Westminster Canterbury, located in Lynchburg, Virginia, is an excellent example of a flexible organization. Since 2014, this organization has undertaken a deep cultural transformation. As they shifted toward a small house model of care, they embraced the long process of shifting both the culture and operations of a large Continuing Care Retirement Community.

The leadership team started this process by developing a plan that articulated their vision for the Westminster culture, the underlying values, and the organizational structure that would allow those values to be lived. They developed a solid educational program to provide employees (top-level leaders included) with the knowledge and skills to contribute to their desired culture.

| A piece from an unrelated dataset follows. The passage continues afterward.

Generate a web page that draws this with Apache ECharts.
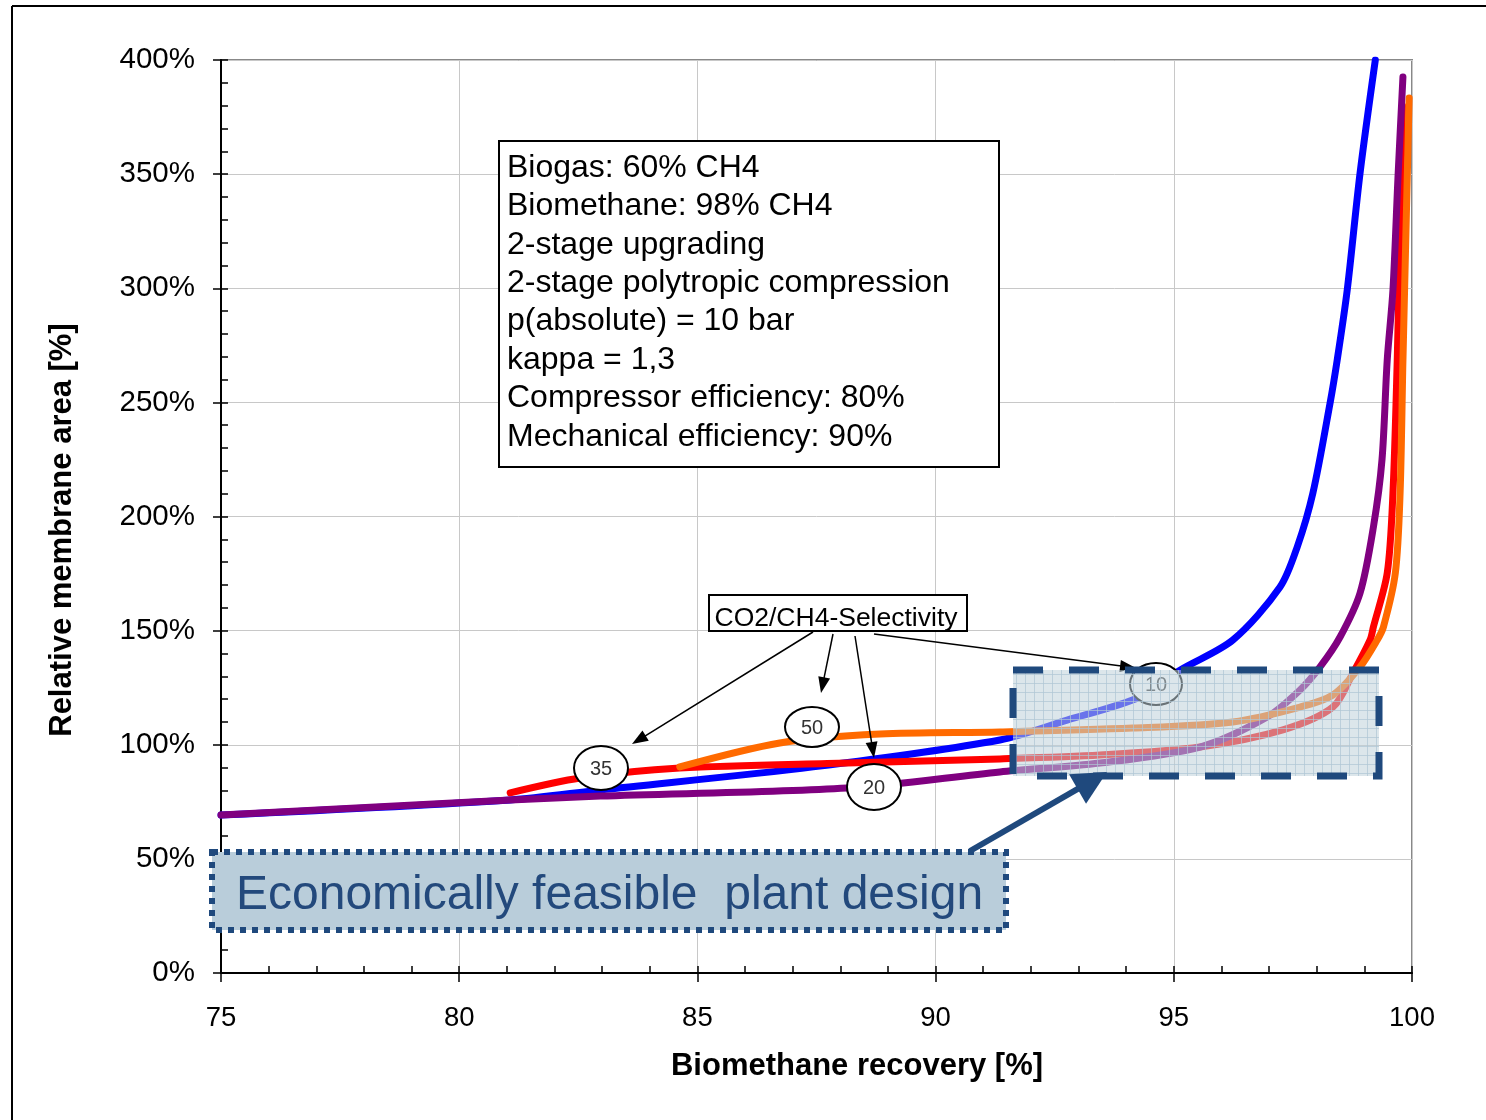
<!DOCTYPE html>
<html><head><meta charset="utf-8">
<script src="https://cdn.jsdelivr.net/npm/echarts@6/dist/echarts.min.js"></script>
<style>html,body{margin:0;padding:0;background:#fff}#c{width:1486px;height:1120px}</style>
</head><body><div id="c"></div>
<script>
// ---- data (Biomethane recovery [%], Relative membrane area [%]) ----
const blueData = [[75,69.2],[81.07,75.8],[82.96,80.2],[87.43,90.3],[91.35,102.1],[92.76,110.8],[94.29,120.9],[95.13,132.7],[96.24,145.9],[97.23,169.1],[97.59,186.6],[97.92,210.3],[98.28,249.7],[98.43,268.6],[98.64,299.2],[98.91,350.5],[99.23,400]];
const redData = [[81.07,78.9],[82.54,85.4],[84.63,89.8],[88.14,92.0],[91.35,93.8],[93.45,95.5],[95.55,99.0],[97.29,106.5],[98.34,116.5],[98.76,131.4],[99.12,145.9],[99.19,151.6],[99.48,175.2],[99.60,210.3],[99.69,268.6],[99.73,306.7],[99.80,380]];
const purpleData = [[75,69.2],[81.07,75.8],[82.96,77.5],[88.14,81.0],[91.35,88.1],[93.45,92.0],[95.55,99.0],[96.96,112.2],[97.65,124.0],[98.07,134.1],[98.49,147.2],[98.91,166.5],[99.19,195.4],[99.37,224.8],[99.48,268.6],[99.60,299.2],[99.71,350.5],[99.81,392.6]];
const orangeData = [[84.63,90.3],[86.73,100.8],[88.83,104.7],[91.35,105.6],[94.14,107.3],[96.24,110.0],[97.65,116.5],[98.34,121.8],[98.91,134.1],[99.27,145.9],[99.40,151.6],[99.65,175.2],[99.75,210.3],[99.81,268.6],[99.94,383.4]];
const xTicks = [75, 80, 85, 90, 95, 100];
const yTicks = [0, 50, 100, 150, 200, 250, 300, 350, 400];
const infoLines = ['Biogas: 60% CH4','Biomethane: 98% CH4','2-stage upgrading','2-stage polytropic compression','p(absolute) = 10 bar','kappa = 1,3','Compressor efficiency: 80%','Mechanical efficiency: 90%'];
const selectivityLabels = ['35','50','20','10'];

const FONT = '"Liberation Sans", Arial, sans-serif';
const chart = echarts.init(document.getElementById('c'), null, {renderer:'canvas'});

function lineSeries(data, color, z) {
  return {type:'line', data:data, symbol:'none', smooth:0.3, z:z,
    lineStyle:{color:color, width:7, cap:'round', join:'round'}, xAxisIndex:0, yAxisIndex:0};
}

// hatch pattern for shaded box
const pc = document.createElement('canvas'); pc.width = 9; pc.height = 9;
const g = pc.getContext('2d');
g.fillStyle = 'rgba(191,210,219,0.55)'; g.fillRect(0,0,9,9);
g.fillStyle = 'rgba(175,198,212,0.7)'; g.fillRect(8,0,1,9); g.fillRect(0,8,9,1);

function arrowHead(x1,y1,x2,y2,len,wid,color,z){
  const a = Math.atan2(y2-y1,x2-x1);
  const bx = x2 - len*Math.cos(a), by = y2 - len*Math.sin(a);
  const px = -Math.sin(a)*wid/2, py = Math.cos(a)*wid/2;
  return {type:'polygon', z:z, shape:{points:[[x2,y2],[bx+px,by+py],[bx-px,by-py]]}, style:{fill:color}};
}
function arrow(x1,y1,x2,y2,w,len,wid,color,z){
  const a = Math.atan2(y2-y1,x2-x1);
  return [{type:'line', z:z, shape:{x1:x1,y1:y1,x2:x2-len*0.8*Math.cos(a),y2:y2-len*0.8*Math.sin(a)}, style:{stroke:color,lineWidth:w}},
          arrowHead(x1,y1,x2,y2,len,wid,color,z)];
}
function ellipse(cx,cy,rx,ry,label,z){
  return [{type:'ellipse', z:z, shape:{cx:cx,cy:cy,rx:rx,ry:ry}, style:{fill:'#fff',stroke:'#000',lineWidth:2}},
          {type:'text', z:z+1, x:cx, y:cy+1, style:{text:label, font:'20px '+FONT, fill:'#333', align:'center', verticalAlign:'middle'}}];
}

const graphics = [];
graphics.push({type:'line', z:200, shape:{x1:12,y1:6,x2:12,y2:1120}, style:{stroke:'#000',lineWidth:2}});
graphics.push({type:'line', z:200, shape:{x1:12,y1:6,x2:1486,y2:6}, style:{stroke:'#000',lineWidth:2}});
// info box
graphics.push({type:'rect', z:70, shape:{x:499,y:141,width:500,height:326}, style:{fill:'#fff',stroke:'#000',lineWidth:2}});
infoLines.forEach((t,i)=>graphics.push({type:'text', z:71, x:507, y:168+i*38.4, style:{text:t, font:'32px '+FONT, fill:'#000', verticalAlign:'middle'}}));
// selectivity box
graphics.push({type:'rect', z:70, shape:{x:709,y:595,width:258,height:36}, style:{fill:'#fff',stroke:'#000',lineWidth:2}});
graphics.push({type:'text', z:71, x:836, y:619, style:{text:'CO2/CH4-Selectivity', font:'26.5px '+FONT, fill:'#000', align:'center', verticalAlign:'middle'}});
// arrow + ellipse to 10 (under overlay)
arrow(874,634,1136,668,1.5,16,12,'#000',50).forEach(e=>graphics.push(e));
ellipse(1156,684,26,21,selectivityLabels[3],50).forEach(e=>graphics.push(e));
// shaded overlay box
graphics.push({type:'rect', z:60, shape:{x:1013,y:670,width:366,height:106}, style:{fill:{image:pc, repeat:'repeat'}, stroke:'#1F497D', lineWidth:7, lineDash:[30,26]}});
// other arrows
arrow(813,632,632,744,1.5,16,12,'#000',70).forEach(e=>graphics.push(e));
arrow(833,634,821,693,1.5,16,12,'#000',70).forEach(e=>graphics.push(e));
arrow(855,636,874,758,1.5,16,12,'#000',70).forEach(e=>graphics.push(e));
ellipse(601,768,27,22,selectivityLabels[0],72).forEach(e=>graphics.push(e));
ellipse(812,727,27,20,selectivityLabels[1],72).forEach(e=>graphics.push(e));
ellipse(874,787,27,23,selectivityLabels[2],72).forEach(e=>graphics.push(e));
// feasible box
graphics.push({type:'rect', z:70, shape:{x:212,y:852,width:794,height:78}, style:{fill:'#B9CDDA', stroke:'#1F497D', lineWidth:6, lineDash:[6,6]}});
graphics.push({type:'text', z:71, x:236, y:896, style:{text:'Economically feasible  plant design', font:'48px '+FONT, fill:'#23497C', verticalAlign:'middle'}});
// blue arrow
arrow(970,851,1107,772,6,34,34,'#1F497D',75).forEach(e=>graphics.push(e));
// axis names
graphics.push({type:'text', z:71, x:857, y:1066, style:{text:'Biomethane recovery [%]', font:'bold 31px '+FONT, fill:'#000', align:'center', verticalAlign:'middle'}});
graphics.push({type:'text', z:71, x:62, y:530, rotation:Math.PI/2, style:{text:'Relative membrane area [%]', font:'bold 31px '+FONT, fill:'#000', align:'center', verticalAlign:'middle'}});

const option = {
  animation:false,
  backgroundColor:'#fff',
  grid:{left:221, top:60, right:74, bottom:147, show:true, borderColor:'#888', borderWidth:2, backgroundColor:'transparent'},
  xAxis:[
    {type:'value', min:xTicks[0], max:xTicks[xTicks.length-1], interval:5,
     axisLine:{lineStyle:{color:'#000',width:2}}, axisTick:{inside:false,length:9,lineStyle:{color:'#000',width:1.5}},
     axisLabel:{fontSize:27.5, fontFamily:FONT, color:'#000', margin:31},
     splitLine:{show:true, lineStyle:{color:'#c8c8c8',width:1}}},
    {type:'value', min:75, max:100, interval:1, position:'bottom',
     axisLine:{show:false}, axisTick:{inside:true,length:7,lineStyle:{color:'#000',width:1.5}},
     axisLabel:{show:false}, splitLine:{show:false}}
  ],
  yAxis:[
    {type:'value', min:yTicks[0], max:yTicks[yTicks.length-1], interval:50,
     axisLine:{show:true,lineStyle:{color:'#000',width:2}}, axisTick:{show:true,inside:false,length:8,lineStyle:{color:'#000',width:1.5}},
     axisLabel:{fontSize:29.5, fontFamily:FONT, color:'#000', margin:26, formatter:'{value}%'},
     splitLine:{show:true, lineStyle:{color:'#c8c8c8',width:1}}},
    {type:'value', min:0, max:400, interval:10, position:'left',
     axisLine:{show:false}, axisTick:{show:true,inside:true,length:7,lineStyle:{color:'#000',width:1.5}},
     axisLabel:{show:false}, splitLine:{show:false}}
  ],
  series:[
    lineSeries(blueData,'#0000FF',3),
    lineSeries(redData,'#FF0000',4),
    lineSeries(purpleData,'#800080',5),
    lineSeries(orangeData,'#FF6A00',6)
  ],
  graphic:graphics
};
chart.setOption(option);
</script></body></html>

To this day, four years into their culture change journey, Westminster’s staff go through training in coaching and person-directed living. Additionally, a mix of continuing education, facilitated conversations, regular “huddles,” and booster events keep these ideas fresh and in front of all their employees.

Even though the broader plan has been established, it consistently evolves. For instance, while continuing education is a given at Westminster, the content and approach to this education is flexible. Changes are made according to what works for people, their learning needs, and what inspires staff. Leaders keep a finger on the pulse of the organization and retain a willingness to adapt as needed.

Leaders at Westminster Canterbury also exhibit a willingness to acknowledge when something is not working and are willing to let go of that approach without blaming or judging.

Recently, a Westminster household was struggling to implement the agreed-upon changes. They were encouraged to “step back” from the plan and focus instead on how person-directed practices can best support the change process. Westminster’s employees are expected to support a person-directed culture at Westminster, but they are also encouraged to arrive at that support in their own ways.

When it comes to transforming an organization, it is important for leaders to provide the framework for change, the essential education, and a set of well-articulated organizational values that guide the overall transformation.

But then it’s also important to step back and let an organic process flow—a process that can let go of approaches that don’t work without blame or judgement. A process that considers new alternatives. A process that involves everyone who is affected, and a process that finds the best approach for implementation.